First and foremost we write, photograph and make stuff about music.
In the same way that on the day the European Referendum result was announced we didn’t post anything on the site, today it all feels inconsequential. Anything we’d planned on June 24th was dwarfed, and today it feels a bit weird talking about anything else.
We’d probably just do that again, except, we probably regret that a bit. Instinctively, inactivity feels wrong and useless.
So, today, like yesterday, we’re going to continue to post about music we love.
And while America has made a choice we fiercely oppose, day in day out we write about Americans making challenging, enlightening, interesting art that resonates with us.
Today, we’ll all read a lot of negativity about America and its people – big sweeping, generalised statements about the country’s naivety, idiocy, bigotry, stupidity. The same things were presumed about the whole of the UK the day after the referendum.

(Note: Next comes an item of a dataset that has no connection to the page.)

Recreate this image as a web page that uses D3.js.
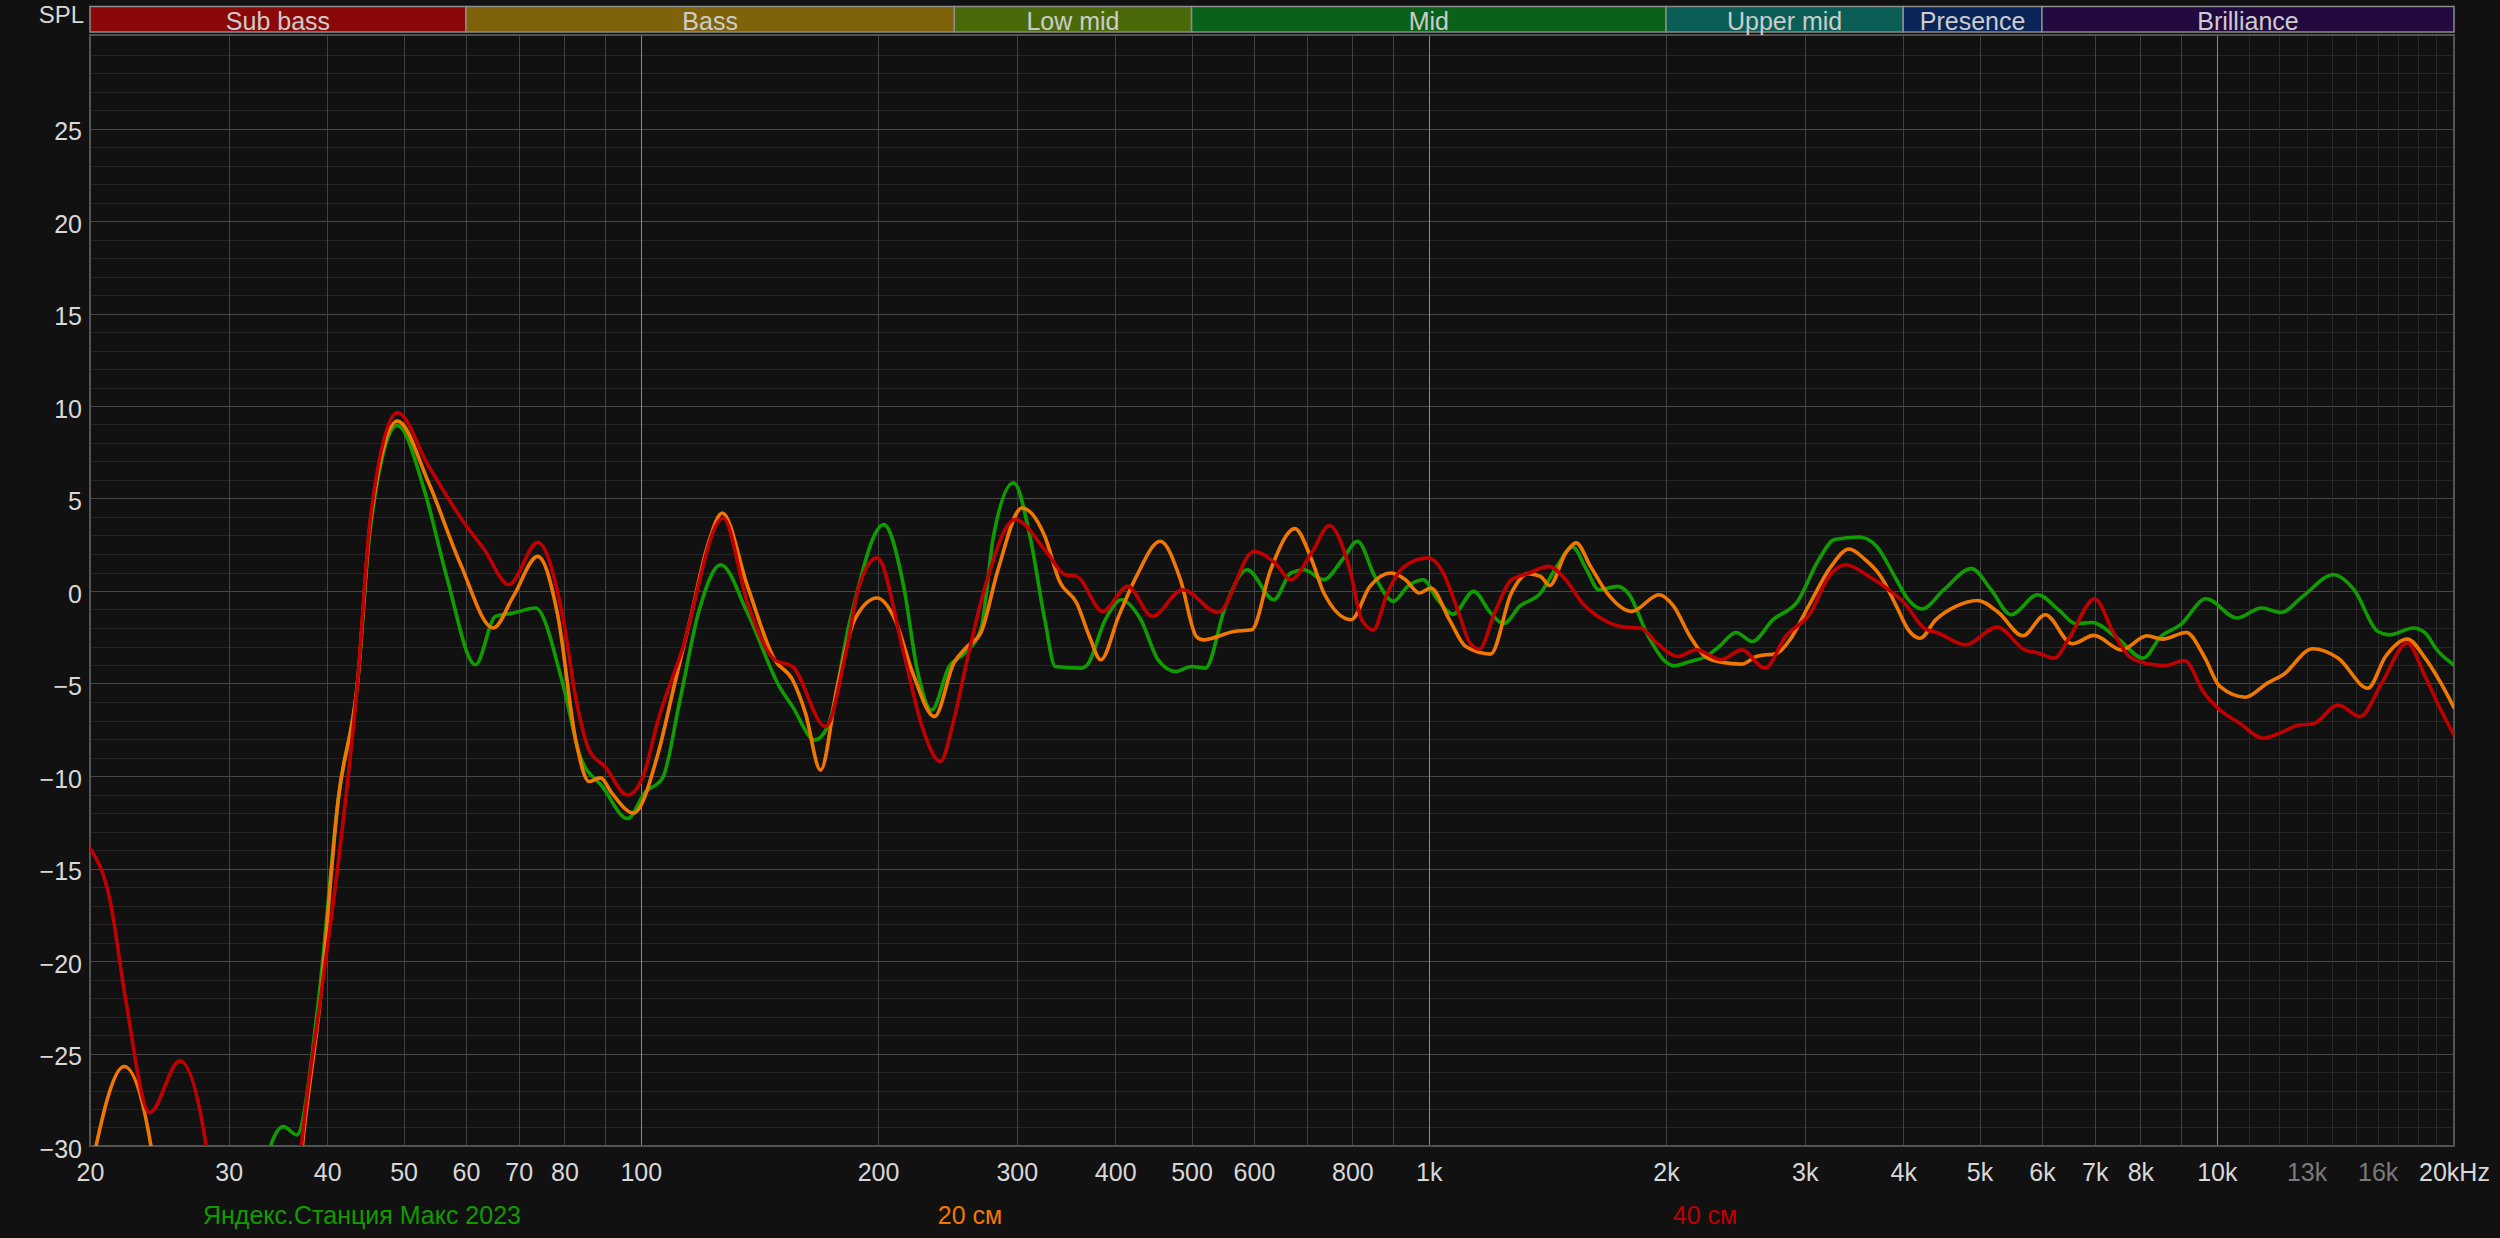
<!DOCTYPE html>
<html>
<head>
<meta charset="utf-8">
<script src="https://cdn.jsdelivr.net/npm/d3@7"></script>
<style>
  body { margin: 0; background: #111111; }
  svg text { font-family: "Liberation Sans", Arial, sans-serif; }
</style>
</head>
<body>
<div id="chart"></div>
<script>
// frequency bands across the header
const bandNames = ['Sub bass', 'Bass', 'Low mid', 'Mid', 'Upper mid', 'Presence', 'Brilliance'];
const bandEdges = [20, 60, 250, 500, 2000, 4000, 6000, 20000];
const bandColors = ['#8a0808', '#80620a', '#4a6a0a', '#0a621a', '#0a5e55', '#0a2658', '#220a40'];

// axis ticks
const xTickValues = [20, 30, 40, 50, 60, 70, 80, 100, 200, 300, 400, 500, 600, 800, 1000, 2000, 3000, 4000, 5000, 6000, 7000, 8000, 10000, 13000, 16000, 20000];
const xTickLabels = ['20', '30', '40', '50', '60', '70', '80', '100', '200', '300', '400', '500', '600', '800', '1k', '2k', '3k', '4k', '5k', '6k', '7k', '8k', '10k', '13k', '16k', '20kHz'];
const yTickValues = [25, 20, 15, 10, 5, 0, -5, -10, -15, -20, -25, -30];

// series: [frequency Hz, SPL dB]
const seriesNames = ['Яндекс.Станция Макс 2023', '20 см', '40 см'];
const seriesColors = ['#109c00', '#f07800', '#c00000'];

const stationMax2023 = [
  [32.5, -36], [33.9, -30.0], [35.2, -28.95], [36.6, -29.4], [39.0, -22.1], [41.3, -11.3], [43.7, -5.0], [45.4, 3.5],
  [49.1, 8.95], [53.1, 5.48], [56.7, 0.79], [61.7, -3.99], [65.4, -1.37], [68.9, -1.19], [73.5, -0.92], [79.6, -5.0],
  [83.8, -8.95], [89.5, -10.6], [96.2, -12.3], [101.2, -10.9], [106.6, -10.1], [112, -6.0], [118.5, -1.1], [126.3, 1.42],
  [136.6, -1.19], [149.9, -5.16], [155.8, -6.25], [166.3, -8.05], [172.6, -7.33], [184.4, -1.55], [203.4, 3.59], [215.6, 0.25],
  [224.3, -4.26], [234, -6.43], [246.2, -4.08], [257.8, -3.36], [270, -2.1], [280.3, 2.96], [297.3, 5.85], [311.8, 2.96],
  [325.6, -1.55], [335.8, -4.08], [362, -4.17], [368.6, -4.0], [388.6, -1.55], [407, -0.47], [431, -1.55], [453.4, -3.72],
  [477.6, -4.35], [500, -4.08], [520.6, -4.17], [552, -0.83], [588, 1.15], [636, -0.47], [668, 0.97], [694, 1.15],
  [736, 0.61], [777, 1.7], [812, 2.69], [854, 0.79], [902, -0.56], [940, 0.25], [984, 0.61], [1026, -0.47],
  [1074, -1.25], [1140, -0.02], [1198, -1.19], [1244, -1.77], [1304, -0.83], [1386, -0.11], [1454, 1.33], [1522, 2.38],
  [1586, 1.15], [1644, 0.07], [1736, 0.25], [1790, -0.11], [1900, -2.46], [1996, -3.81], [2046, -4.04], [2146, -3.81],
  [2248, -3.54], [2336, -3.0], [2454, -2.24], [2572, -2.73], [2734, -1.55], [2938, -0.56], [3126, 1.7], [3272, 2.78],
  [3518, 2.92], [3702, 2.41], [3922, 0.61], [4060, -0.47], [4227, -0.97], [4505, 0.07], [4884, 1.21], [5172, 0.07],
  [5480, -1.28], [5927, -0.2], [6294, -1.01], [6628, -1.77], [6940, -1.7], [7478, -2.55], [8064, -3.63], [8492, -2.46],
  [8996, -1.82], [9692, -0.42], [10606, -1.46], [11388, -0.92], [12068, -1.16], [12856, -0.29], [14068, 0.88], [14934, 0.07],
  [16008, -2.19], [16572, -2.37], [17754, -2.0], [18382, -2.27], [19026, -3.18], [20000, -4.0]
];

const dist20cm = [
  [20, -31.5], [22.1, -25.7], [23.9, -30], [25, -40], [35.5, -40], [37.2, -30], [39.2, -22.1], [41.3, -11.3],
  [43.7, -5.0], [45.4, 3.8], [49.1, 9.18], [53.8, 5.85], [58.96, 1.52], [65.0, -2.0], [68.9, -0.29], [74.0, 1.87],
  [78.5, -1.37], [82.8, -8.2], [86.0, -10.3], [88.9, -10.1], [91.8, -10.9], [97.9, -12.0], [105.2, -8.77], [110.2, -5.16],
  [115.5, -1.55], [121.5, 2.41], [126.9, 4.22], [136.6, 0.25], [147.9, -3.72], [155.8, -4.8], [161.8, -6.6], [169.1, -9.68],
  [177.6, -5.16], [186.8, -1.55], [199.5, -0.38], [210.2, -1.55], [221.4, -4.44], [235.9, -6.79], [249.6, -3.9], [259.5, -3.0],
  [270, -2.27], [284, 1.15], [304.6, 4.49], [325.6, 2.96], [340, 0.52], [357.4, -0.65], [371, -2.46], [383.5, -3.72],
  [404, -1.37], [425.6, 0.79], [456.3, 2.69], [484, 0.61], [507, -2.46], [517, -2.64], [566, -2.19], [596, -2.1],
  [630, 1.15], [676, 3.37], [710, 1.7], [736, -0.11], [797, -1.55], [842, 0.25], [896, 0.97], [934, 0.61],
  [973, -0.11], [1006, 0.16], [1062, -1.55], [1114, -3.0], [1198, -3.41], [1273, -0.11], [1336, 0.94], [1386, 0.79],
  [1424, 0.3], [1492, 2.06], [1538, 2.6], [1604, 1.33], [1684, -0.11], [1810, -1.1], [1960, -0.2], [2046, -0.83],
  [2146, -2.46], [2248, -3.58], [2362, -3.87], [2496, -3.95], [2604, -3.54], [2768, -3.36], [2872, -2.64], [3032, -0.83],
  [3240, 1.33], [3414, 2.27], [3578, 1.7], [3746, 0.79], [3922, -0.83], [4060, -2.1], [4202, -2.55], [4400, -1.55],
  [4664, -0.83], [4968, -0.51], [5292, -1.19], [5672, -2.42], [6058, -1.28], [6552, -2.85], [6984, -2.4], [7568, -3.18],
  [8154, -2.42], [8536, -2.6], [9150, -2.24], [9638, -3.54], [10090, -5.16], [10876, -5.74], [11592, -4.98], [12138, -4.53],
  [13232, -3.12], [14262, -3.63], [15552, -5.25], [16374, -3.54], [17448, -2.6], [18382, -3.63], [19250, -4.98], [20000, -6.3]
];

const dist40cm = [
  [20, -13.9], [21.2, -16.7], [22.2, -22.1], [23.8, -28.2], [26.0, -25.4], [28.1, -30.07], [29.5, -40], [35.5, -40],
  [37.1, -30], [39.2, -22.1], [41.5, -14.0], [43.7, -5.0], [45.4, 4.0], [49.1, 9.64], [53.8, 6.75], [59.7, 3.68],
  [63.3, 2.24], [68.0, 0.34], [74.0, 2.63], [79.6, -1.37], [82.8, -5.9], [86.0, -8.6], [90.1, -9.5], [96.2, -11.03],
  [100.7, -10.0], [105.2, -6.97], [112.5, -3.36], [127.2, 3.95], [136.6, -0.65], [147.9, -3.72], [155.8, -4.08], [171.6, -7.33],
  [182.0, -3.36], [189.2, 0.25], [199.5, 1.79], [215.6, -3.36], [227.5, -7.33], [239.9, -9.22], [249.6, -6.97], [259.5, -3.72],
  [273.6, 0.25], [298.5, 3.86], [325.6, 2.24], [345.6, 0.88], [357.4, 0.79], [385.7, -1.1], [414.9, 0.25], [445.9, -1.37],
  [487.1, 0.07], [540, -1.16], [600, 2.14], [638, 1.52], [668, 0.61], [710, 2.06], [748, 3.54], [794, 1.15],
  [822, -1.55], [850, -2.1], [886, -0.11], [931, 1.33], [998, 1.79], [1038, 1.15], [1088, -1.01], [1128, -2.82],
  [1159, -3.14], [1212, -1.19], [1273, 0.61], [1336, 0.94], [1420, 1.33], [1492, 0.61], [1566, -0.65], [1664, -1.55],
  [1768, -1.95], [1857, -2.0], [1948, -2.82], [2070, -3.54], [2185, -3.18], [2350, -3.72], [2496, -3.18], [2670, -4.17],
  [2836, -2.46], [3050, -1.19], [3220, 0.79], [3382, 1.42], [3618, 0.79], [3834, 0.07], [4012, -0.65], [4250, -2.0],
  [4428, -2.27], [4798, -2.91], [5264, -1.95], [5706, -3.18], [5940, -3.36], [6220, -3.63], [6514, -2.46], [7000, -0.42],
  [7396, -2.27], [7744, -3.54], [8108, -3.9], [8592, -4.03], [9100, -3.76], [9638, -5.52], [10090, -6.43], [10692, -7.15],
  [11460, -7.96], [12138, -7.6], [12710, -7.24], [13232, -7.19], [14262, -6.16], [15198, -6.79], [16192, -4.98], [17448, -2.82],
  [18382, -4.62], [19250, -6.43], [20000, -7.8]
];

const legendX = [362, 970, 1705];

const W = 2500, H = 1238;
const plot = { left: 90, right: 2454, top: 36, bottom: 1146 };

const x = d3.scaleLog().domain([20, 20000]).range([plot.left, plot.right]);
const y = d3.scaleLinear().domain([-30, 30]).range([plot.bottom, plot.top]);

const svg = d3.select('#chart')
  .append('svg')
  .attr('width', W)
  .attr('height', H);

svg.append('rect').attr('width', W).attr('height', H).attr('fill', '#111111');

svg.append('defs').append('clipPath')
  .attr('id', 'plotClip')
  .append('rect')
  .attr('x', plot.left)
  .attr('y', plot.top - 1)
  .attr('width', plot.right - plot.left)
  .attr('height', plot.bottom - plot.top + 1);

const crisp = v => Math.round(v) + 0.5;

// horizontal grid, 1 dB minor and 5 dB major
const grid = svg.append('g').attr('class', 'grid');
grid.selectAll('line.h')
  .data(d3.range(-29, 30, 1))
  .join('line')
  .attr('class', 'h')
  .attr('x1', plot.left).attr('x2', plot.right)
  .attr('y1', d => crisp(y(d))).attr('y2', d => crisp(y(d)))
  .attr('stroke', d => d % 5 === 0 ? '#474747' : '#262626')
  .attr('stroke-width', 1);

// vertical grid
const gridFreqs = [];
[10, 100, 1000].forEach(dec => {
  d3.range(1, 10).forEach(m => {
    const f = m * dec;
    if (f > 20 && f < 20000) gridFreqs.push(f);
  });
});
gridFreqs.push(10000);
const fineFreqs = d3.range(11000, 20000, 1000);

grid.selectAll('line.vf')
  .data(fineFreqs)
  .join('line')
  .attr('class', 'vf')
  .attr('x1', d => crisp(x(d))).attr('x2', d => crisp(x(d)))
  .attr('y1', plot.top).attr('y2', plot.bottom)
  .attr('stroke', '#282828');

grid.selectAll('line.v')
  .data(gridFreqs)
  .join('line')
  .attr('class', 'v')
  .attr('x1', d => crisp(x(d))).attr('x2', d => crisp(x(d)))
  .attr('y1', plot.top).attr('y2', plot.bottom)
  .attr('stroke', d => (d === 100 || d === 1000 || d === 10000) ? '#8a8a8a' : '#424242');

// plot frame
svg.append('rect')
  .attr('x', plot.left)
  .attr('y', plot.top - 1)
  .attr('width', plot.right - plot.left)
  .attr('height', plot.bottom - plot.top + 1)
  .attr('fill', 'none')
  .attr('stroke', '#525252')
  .attr('stroke-width', 2);

// band header
const bands = svg.append('g').attr('class', 'bands');
bandNames.forEach((name, i) => {
  const x0 = x(bandEdges[i]), x1 = x(bandEdges[i + 1]);
  bands.append('rect')
    .attr('x', x0).attr('y', 6.5)
    .attr('width', x1 - x0).attr('height', 25.5)
    .attr('fill', bandColors[i])
    .attr('stroke', '#8c8c8c')
    .attr('stroke-width', 1.5);
  bands.append('text')
    .attr('x', (x0 + x1) / 2)
    .attr('y', 29.5)
    .attr('text-anchor', 'middle')
    .attr('font-size', 25)
    .attr('fill', '#cccccc')
    .text(name);
});

svg.append('text')
  .attr('x', 84).attr('y', 23)
  .attr('text-anchor', 'end')
  .attr('font-size', 24)
  .attr('fill', '#d8d8d8')
  .text('SPL');

// axes
const yAxisG = svg.append('g')
  .attr('transform', `translate(${plot.left},0)`)
  .call(d3.axisLeft(y).tickValues(yTickValues).tickSize(0).tickPadding(8));
yAxisG.select('.domain').remove();
yAxisG.selectAll('text')
  .attr('font-size', 25)
  .attr('font-family', '"Liberation Sans", Arial, sans-serif')
  .attr('fill', '#d8d8d8')
  .attr('dy', '0.45em');

const xAxisG = svg.append('g')
  .attr('transform', `translate(0,${plot.bottom})`)
  .call(d3.axisBottom(x).tickValues(xTickValues).tickFormat((d, i) => xTickLabels[i]).tickSize(0).tickPadding(17));
xAxisG.select('.domain').remove();
xAxisG.selectAll('text')
  .attr('font-size', 25)
  .attr('font-family', '"Liberation Sans", Arial, sans-serif')
  .attr('fill', d => (d === 13000 || d === 16000) ? '#7a7a7a' : '#d8d8d8');

// response curves
const line = d3.line()
  .x(d => x(d[0]))
  .y(d => y(d[1]))
  .curve(d3.curveMonotoneX);

const curves = svg.append('g').attr('clip-path', 'url(#plotClip)');
[stationMax2023, dist20cm, dist40cm].forEach((data, i) => {
  curves.append('path')
    .datum(data)
    .attr('fill', 'none')
    .attr('stroke', seriesColors[i])
    .attr('stroke-width', 3.6)
    .attr('stroke-linejoin', 'round')
    .attr('stroke-linecap', 'round')
    .attr('d', line);
});

// legend
svg.append('g').selectAll('text')
  .data(seriesNames)
  .join('text')
  .attr('x', (d, i) => legendX[i])
  .attr('y', 1224)
  .attr('text-anchor', 'middle')
  .attr('font-size', 25)
  .attr('fill', (d, i) => seriesColors[i])
  .text(d => d);
</script>
</body>
</html>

We don’t pretend to be authorities on politics but we are engaged. So when we thought this morning about how should we handle this unexpected day we quickly ruled out our referendum approach of shutting down, not least because if there’s one person we don’t want to make us feel insensitive and inconsequential it’s Donald Trump.
So if all we do today is point some people in the direction of these great, creative Americans we’ve met this year, at least that’s something.
As you can see, they’re of all genders, races, backgrounds, ages and communities.
Maybe we’ll write this post again in four years time and it’ll be very different, maybe it won’t, and maybe you’ll spend the next 24 hours listening to the music of Sassy Black or Anohni or Mitski or Allan Kingdom. We’re celebrating those Americans today, because it’s so easy to tar a whole nation and one decision with the same brush – something that America’s new president knows too well.